Debeuf, Rusya’nın Ukrayna’daki askeri operasyonunu da değerlendirirken, Rus ordusunun Kiev, Odessa’yı istediğini, Belarus sınırından Transdinyester sınırına bir hat oluşturarak Lviv’i ve eski Avusturya-Macaristan’ın parçası olan bölgeyi dışarıda bırakabileceğini söyledi.
Ukrayna’nın kapsamlı bir operasyona sahne olduğunu belirten Debeuf, “Rusya’nın Ukrayna’ya saldırısının arkasında yatanlar geçmişe dayanıyor. Putin’in bu işgali yapmasını iki tarihi travma tanımlıyor. Birincisi Sovyetler Birliği’nin dağılmasının ve ‘kardeş’ ülkeleri kaybetmenin yarattığı travma. İkincisi ise Ukrayna ve Gürcistan gibi eski Sovyet ülkelerinin renkli devrimleri yapması. Rusya bu devrimlerin Batı tarafından desteklendiğini düşünüyor.” diye konuştu.
“NATO’da birlik yok”
Düşünce kuruluşu Avrupa Komşuluk Konseyi Direktörü Samuel Doveri Vesterbye de NATO içindeki farklı görüşlerin sürdüğü, Macron’un 2019’da atıf yaptığı durumun bugün de sürdüğü görüşünde.
“NATO içinde birlik yok. Bu durum son yıllarda iyice ortaya çıktı. Macron’un 2019’da beyin ölümü gerçekleşti dediği NATO için maalesef bugün de durum aynı.” diyen Vesterbye, Rusya’ya özellikle enerji gibi konularda bağımlılığı bulunan NATO üyesi ülkelere dikkati çekti. Vesterbye, şöyle devam etti:
“Enerjide Rusya’ya bağımlı Almanya düşük fiyatlı enerji ithalatını sürdürmek için Kuzey Akım 2 gibi boru hatları yapmaya devam ediyor. İtalya’nın Rusya ile güçlü ticaret ve ikili ilişkileri bulunuyor. İtalya, Moskova’ya karşı alınan ilk yaptırımlarda AB içinde ikna edilmesi en zor üye olmuştu. Türkiye de benzer pozisyonda. Türk Akımı ve Mavi Akım hatlarıyla Rusya’ya enerji bağımlılığı bulunuyor. Ayrıca özellikle tarım, inşaat ve Akkuyu Nükleer Santrali’ne teknoloji transferi gibi sektörlerde Moskova’ya ihtiyacı var. NATO’nun Baltıklar’daki üyeleri ve Polonya’nın Rusya hakkında ciddi endişeleri var ve Türkiye, İtalya, Almanya’ya kıyasla Rusya’ya karşı daha güçlü pozisyon alınmasını istiyor. Bunlar NATO müttefikleri arasındaki günümüzün kaçınılmaz farklılıklarıdır.”

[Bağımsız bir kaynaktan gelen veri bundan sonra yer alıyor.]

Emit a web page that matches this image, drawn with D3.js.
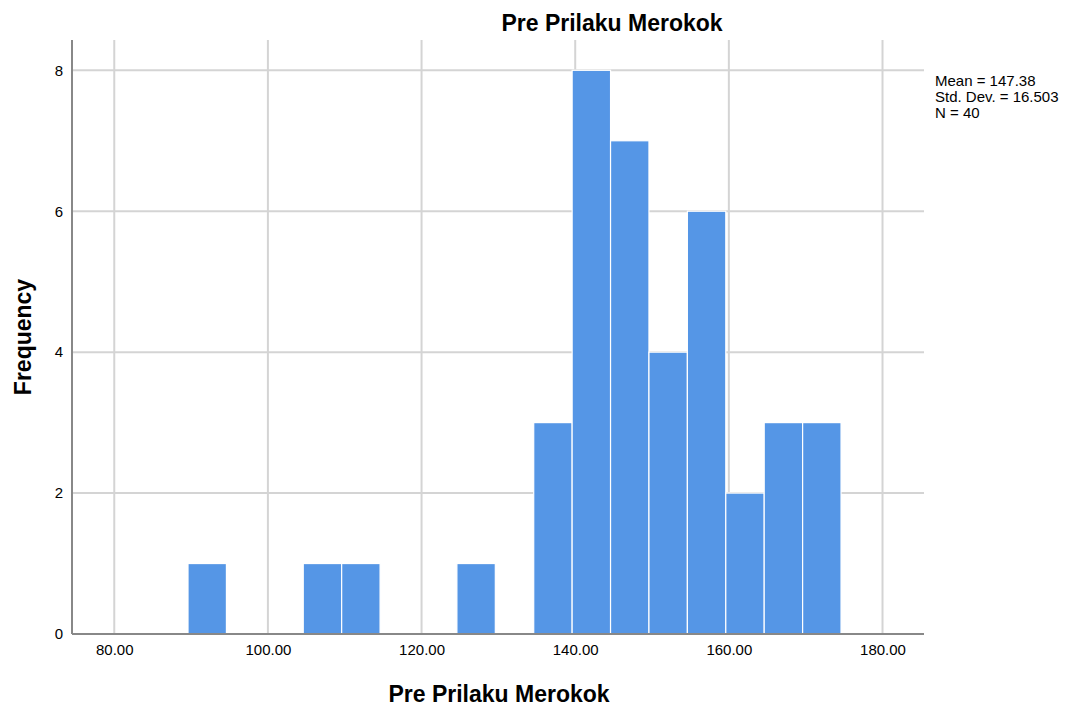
<!DOCTYPE html>
<html lang="en">
<head>
  <meta charset="UTF-8">
  <title>Pre Prilaku Merokok</title>
  <script src="https://d3js.org/d3.v7.min.js"></script>
</head>
<style>
body { margin: 0; background: #fff; }
text { font-family: "Liberation Sans", Arial, sans-serif; fill: #000; }
</style>
<body>
<div id="content"></div>
<script>
var width = 1077, height = 711

// histogram bins (lower edges), bin width and counts
var binStarts = [89.6, 94.6, 99.6, 104.6, 109.6, 114.6, 119.6, 124.6, 129.6, 134.6, 139.6, 144.6, 149.6, 154.6, 159.6, 164.6, 169.6]
var binWidth = 5
var counts = [1, 0, 0, 1, 1, 0, 0, 1, 0, 3, 8, 7, 4, 6, 2, 3, 3]
var xTicks = [80, 100, 120, 140, 160, 180]
var yTicks = [0, 2, 4, 6, 8]
var statsLines = ["Mean = 147.38", "Std. Dev. = 16.503", "N = 40"]

var plotL = 72, plotR = 924, plotT = 40, plotB = 634

var svg = d3.select('#content').append('svg')
  .attr('width', width)
  .attr('height', height)

var x = d3.scaleLinear().domain([74.5, 185.4]).range([plotL, plotR])
var y = d3.scaleLinear().domain([0, 8.43]).range([plotB, plotT])

// gridlines
svg.selectAll('.vgrid').data(xTicks).enter().append('line')
  .attr('x1', function(d) { return x(d) }).attr('x2', function(d) { return x(d) })
  .attr('y1', plotT).attr('y2', plotB)
  .attr('stroke', '#d4d4d4').attr('stroke-width', 2)

svg.selectAll('.hgrid').data(yTicks.slice(1)).enter().append('line')
  .attr('x1', plotL).attr('x2', plotR)
  .attr('y1', function(d) { return y(d) }).attr('y2', function(d) { return y(d) })
  .attr('stroke', '#d4d4d4').attr('stroke-width', 2)

// bars
var bins = binStarts.map(function(s, i) { return {x0: s, x1: s + binWidth, n: counts[i]} })
svg.selectAll('rect.bar').data(bins.filter(function(d) { return d.n > 0 })).enter().append('rect')
  .attr('class', 'bar')
  .attr('x', function(d) { return x(d.x0) })
  .attr('width', function(d) { return x(d.x1) - x(d.x0) })
  .attr('y', function(d) { return y(d.n) })
  .attr('height', function(d) { return y(0) - y(d.n) })
  .attr('fill', '#5596e6')
  .attr('stroke', '#ffffff')
  .attr('stroke-width', 1.2)

// axes
var xAxis = svg.append('g').attr('transform', 'translate(0,' + plotB + ')')
  .call(d3.axisBottom(x).tickValues(xTicks).tickFormat(d3.format('.2f')).tickSize(0).tickPadding(10))
xAxis.select('.domain').attr('stroke', '#888').attr('stroke-width', 2)
  .attr('d', 'M' + plotL + ',0H' + plotR)
xAxis.selectAll('text').style('font-size', '15px')

var yAxis = svg.append('g').attr('transform', 'translate(' + plotL + ',0)')
  .call(d3.axisLeft(y).tickValues(yTicks).tickFormat(d3.format('d')).tickSize(0).tickPadding(9))
yAxis.select('.domain').attr('stroke', '#888').attr('stroke-width', 2)
  .attr('d', 'M0,' + plotT + 'V' + plotB)
yAxis.selectAll('text').style('font-size', '15px')

// titles
svg.append('text').attr('x', 612).attr('y', 31)
  .attr('text-anchor', 'middle').style('font-size', '23px').style('font-weight', 'bold')
  .text('Pre Prilaku Merokok')

svg.append('text').attr('x', 499).attr('y', 702)
  .attr('text-anchor', 'middle').style('font-size', '23px').style('font-weight', 'bold')
  .text('Pre Prilaku Merokok')

svg.append('text').attr('transform', 'translate(31,337) rotate(-90)')
  .attr('text-anchor', 'middle').style('font-size', '23px').style('font-weight', 'bold')
  .text('Frequency')

// stats box
svg.selectAll('.stat').data(statsLines).enter().append('text')
  .attr('x', 935)
  .attr('y', function(d, i) { return 86 + i * 16 })
  .style('font-size', '15px')
  .text(function(d) { return d })
</script>
</body>
</html>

Vesterbye, ABD ve İngiltere’nin Baltık ülkeleri ve Polonya’yı desteklediğini, Fransa’nın hem NATO’nun değerini vurgulayarak hem de enerji ve ticaret gibi konuları göz önünde bulundurarak orta yolu bulmaya çalıştığını anlattı.
Vesterbye, “Ukrayna’daki mevcut kriz, NATO’nun Macron’un beyin ölümüyle ilgili açıklamasını yaptığı 2019’a göre daha fazla birlik içinde hareket etme isteği içinde olduğunu gösteriyor. Ancak hala erken bir safhadayız. Gelecek haftalar ve aylarda yeniden yaklaşımlarda, yaptırımların seviyesinde farklılıkları göreceğiz.” ifadelerini kullandı.
“ABD artık Avrupa’da eskisi kadar varlık göstermeyecek”
Avrupa’nın kendi güvenliğini güçlendirmesi için yapması gerekenleri değerlendiren Vesterbye, Almanya ve Fransa’nın güvenlik endişelerini ciddiye alır bir görüntü çizdiğini belirtti.
Vesterbye, ABD’nin eskiden olduğu kadar Avrupa’da varlık göstermeyebileceğini ifade ederek, şunları kaydetti:
“Mevcut asker konuşlandırmaları geçici ve daha önce gördüğümüz gibi Amerikan yönetimleri sıkça fikir değiştirerek asker sayısını azaltıyor, harcamaları kesiyor veya politika değişikliği yapıyor. ABD artık asker ve kaynaklarını daha fazla Asya’ya yönlendiriyor. Bunun da Avrupa güvenliğini etkilemesi kaçınılmaz. Avrupa’nın savunmaya daha fazla para harcaması gerekiyor. AB’nin Stratejik Pusula belgesi ve stratejik özerklik doktrini, Washington’un da aslında daha fazla doğuya odaklanmasına yardımcı olabilir.”